Pulso en Bélgica tras la gigantesca manifestación contra los recortes

 

El martes una multitud volvió a invadir las calles de Bruselas. Los aviones no pudieron despegar ni llegar a los aeropuertos, las escuelas permanecieron cerradas, los negocios paralizados y el transporte público también. Solo funcionaron los trenes, cuyo tráfico aumentó para transportar a los manifestantes a la capital. Fueron más numerosos esta vez que en movilizaciones anteriores. Los cálculos hablan de bastantes más de 100.000.

Ha habido numerosas movilizaciones, huelgas y manifestaciones desde la formación del nuevo gobierno hace nueve meses. Su programa no pretendió engañar a los trabajadores en activo, los parados, los pensionistas, los solicitantes de asilo, los servicios públicos, la educación, la cultura y la sanidad, por no hablar de la duplicación del gasto militar. Para eso siempre hay dinero disponible. El gobierno quiere sumar 34.000 millones de euros adicionales al ejército, incluyendo la compra de más aviones F35.

Pero el martes, hubo algunos signos de que algo empieza a cambiar. No fue la típica procesión aburrida, no se veían sonrisas, e incluso se produjeron “incidentes menores” y daños en la fachada del edificio de la Oficina de Inmigración porque los trabajadores empiezan a perder la paciencia. Al regresar de una visita a Estados Unidos, el ministro de Defensa, Theo Francken, abogó por equipar a la policía con armas no letales y utilizar balas de goma contra los manifestantes en el futuro.

Las reducciones en las cotizaciones a la seguridad social para las personas con altos ingresos ilustran que todo sale siempre de los mismos bolsillos.

Mientras las calles estaban llenas, los escaños estaban vacíos porque la mayoría parlamentaria no había logrado un acuerdo sobre los presupuestos.

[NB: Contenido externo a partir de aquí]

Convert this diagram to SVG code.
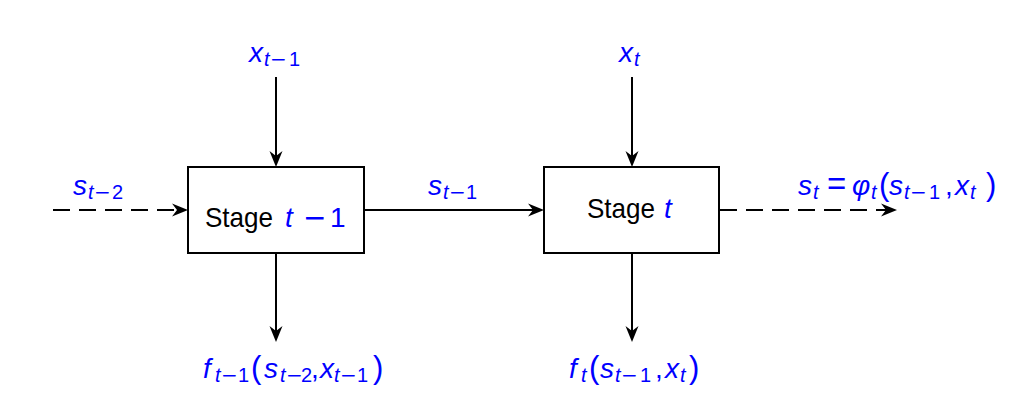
<svg xmlns="http://www.w3.org/2000/svg" width="1020" height="420" viewBox="0 0 1020 420">
<style>
  text { font-family: "Liberation Sans", Arial, sans-serif; }
  .lbl { fill: #0000FF; font-size: 28px; }
  .it { font-style: italic; }
  .sub { font-size: 20px; }
  .mi { font-family: "DejaVu Sans", sans-serif; font-style: normal; }
  .par { font-size: 31px; }
  .stage { fill: #000000; font-size: 28px; }
  .box { fill: #FFFFFF; stroke: #000000; stroke-width: 2; }
  .edge { fill: none; stroke: #000000; stroke-width: 2; }
  .dash { stroke-dasharray: 17 9; }
</style>
<defs>
  <marker id="arr" markerUnits="userSpaceOnUse" viewBox="-11 -7 18 14" markerWidth="18" markerHeight="14" refX="0" refY="0" orient="auto">
    <path d="M6,0 L-10,-6.5 L-5,0 L-10,6.5 Z" fill="#000000"/>
  </marker>
</defs>
<rect width="1020" height="420" fill="#FFFFFF"/>

<g id="connectors">
  <path class="edge dash" d="M53,210 H182" marker-end="url(#arr)"/>
  <path class="edge" d="M364,210 H538" marker-end="url(#arr)"/>
  <path class="edge dash" d="M720,210 H891" marker-end="url(#arr)"/>
  <path class="edge" d="M276,77 V161" marker-end="url(#arr)"/>
  <path class="edge" d="M632,77 V161" marker-end="url(#arr)"/>
  <path class="edge" d="M276,253 V336" marker-end="url(#arr)"/>
  <path class="edge" d="M632,253 V336" marker-end="url(#arr)"/>
</g>

<g id="stage-t-1">
  <rect class="box" x="188" y="167" width="176" height="86"/>
  <text class="stage" y="227"><tspan x="205" textLength="68" lengthAdjust="spacingAndGlyphs">Stage</tspan><tspan class="lbl it" x="285">t</tspan><tspan class="lbl mi" x="303">−</tspan><tspan class="lbl" x="330">1</tspan></text>
</g>

<g id="stage-t">
  <rect class="box" x="544" y="167" width="175" height="86"/>
  <text class="stage" y="218"><tspan x="587" textLength="68" lengthAdjust="spacingAndGlyphs">Stage</tspan><tspan class="lbl it" x="664">t</tspan></text>
</g>

<g id="label-x-t-1">
  <text class="lbl"><tspan class="it" x="249" y="62">x</tspan><tspan class="sub it" x="264" y="66">t</tspan><tspan class="sub mi" x="270" y="66">−</tspan><tspan class="sub" x="289" y="66">1</tspan></text>
</g>

<g id="label-x-t">
  <text class="lbl"><tspan class="it" x="619" y="62">x</tspan><tspan class="sub it" x="634" y="66">t</tspan></text>
</g>

<g id="label-s-t-2">
  <text class="lbl"><tspan class="it" x="73" y="195">s</tspan><tspan class="sub it" x="88" y="199">t</tspan><tspan class="sub mi" x="94" y="199">−</tspan><tspan class="sub" x="112" y="199">2</tspan></text>
</g>

<g id="label-s-t-1">
  <text class="lbl"><tspan class="it" x="428" y="195">s</tspan><tspan class="sub it" x="443" y="199">t</tspan><tspan class="sub mi" x="449" y="199">−</tspan><tspan class="sub" x="466" y="199">1</tspan></text>
</g>

<g id="label-s-t">
  <text class="lbl"><tspan class="it" x="798" y="195">s</tspan><tspan class="sub it" x="813" y="199">t</tspan><tspan x="827" y="195" style="font-size:33px">=</tspan><tspan class="it" x="852" y="195">φ</tspan><tspan class="sub it" x="871" y="199">t</tspan><tspan class="par" x="879" y="195">(</tspan><tspan class="it" x="889" y="195">s</tspan><tspan class="sub it" x="904" y="199">t</tspan><tspan class="sub mi" x="910" y="199">−</tspan><tspan class="sub" x="929" y="199">1</tspan><tspan x="945" y="195">,</tspan><tspan class="it" x="955" y="195">x</tspan><tspan class="sub it" x="970" y="199">t</tspan><tspan class="par" x="986" y="195">)</tspan></text>
</g>

<g id="label-f-t-1">
  <text class="lbl"><tspan class="it" x="203" y="378">f</tspan><tspan class="sub it" x="215" y="382">t</tspan><tspan class="sub mi" x="221" y="382">−</tspan><tspan class="sub" x="238" y="382">1</tspan><tspan class="par" x="251" y="378">(</tspan><tspan class="it" x="264" y="378">s</tspan><tspan class="sub it" x="280" y="382">t</tspan><tspan class="sub mi" x="286" y="382">−</tspan><tspan class="sub" x="301" y="382">2</tspan><tspan x="311" y="378">,</tspan><tspan class="it" x="320" y="378">x</tspan><tspan class="sub it" x="334" y="382">t</tspan><tspan class="sub mi" x="340" y="382">−</tspan><tspan class="sub" x="357" y="382">1</tspan><tspan class="par" x="373" y="378">)</tspan></text>
</g>

<g id="label-f-t">
  <text class="lbl"><tspan class="it" x="569" y="378">f</tspan><tspan class="sub it" x="581" y="382">t</tspan><tspan class="par" x="589" y="378">(</tspan><tspan class="it" x="600" y="378">s</tspan><tspan class="sub it" x="615" y="382">t</tspan><tspan class="sub mi" x="621" y="382">−</tspan><tspan class="sub" x="640" y="382">1</tspan><tspan x="655" y="378">,</tspan><tspan class="it" x="665" y="378">x</tspan><tspan class="sub it" x="680" y="382">t</tspan><tspan class="par" x="689" y="378">)</tspan></text>
</g>
</svg>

El Primer Ministro, Bart de Wever, no perdió el tiempo en pronunciar su discurso ante la Cámara.

Como en toda Europa, las conquistas de la clase obrera se han erosionado en Bélgica durante casi medio siglo porque retrocedemos. Los partidos parlamentarios llaman a “adaptarse a los nuevos tiempos”. No quieren más convenios colectivos; es la ley de la junga: que cada cual se las apañe como pueda. Los primeros afectados son los sindicatos que acabarán reducidos a la nada. Mientras, cada vez hay más trabajadores que han llegado a su límite de aguante.

Pero aún quedan ilusiones por consumir, sobre todo las de aquellos que creen que es culpa de este gobierno y que hace falta otro distinto. Otros dicen que no es culpa del gobierno sino de las decisiones que aprueba.

Sin embargo, en Europa todo va en la misma línea, sea cual sea el país y sea cual sea la coalición de gobierno. La política es el rearme y los recortes, para llevar el dinero a las fábricas militares, no sólo contra Rusia sino contra la clase obrera propia. Encima de la mesa del Parlamento hay un proyecto de ley para prohibir las organizaciones radicales.

Pero eso es sólo el chocolate del loro. El primer ministro Bart de Wever y otros ocho jefes de Estado europeos, han publicado una carta que cuestiona la jurisprudencia del Tribunal de Estrasburgo sobre emigración.

Thierry Bodson, presidente de la FGTB, un sindicato socialdemócrata, ha dicho que la lucha contra los planes económicos del gobierno no es de un día ni de un año, sino de “toda una generación que se niega a ver destruido en seis meses lo que nuestros padres y abuelos tardaron tanto en construir”.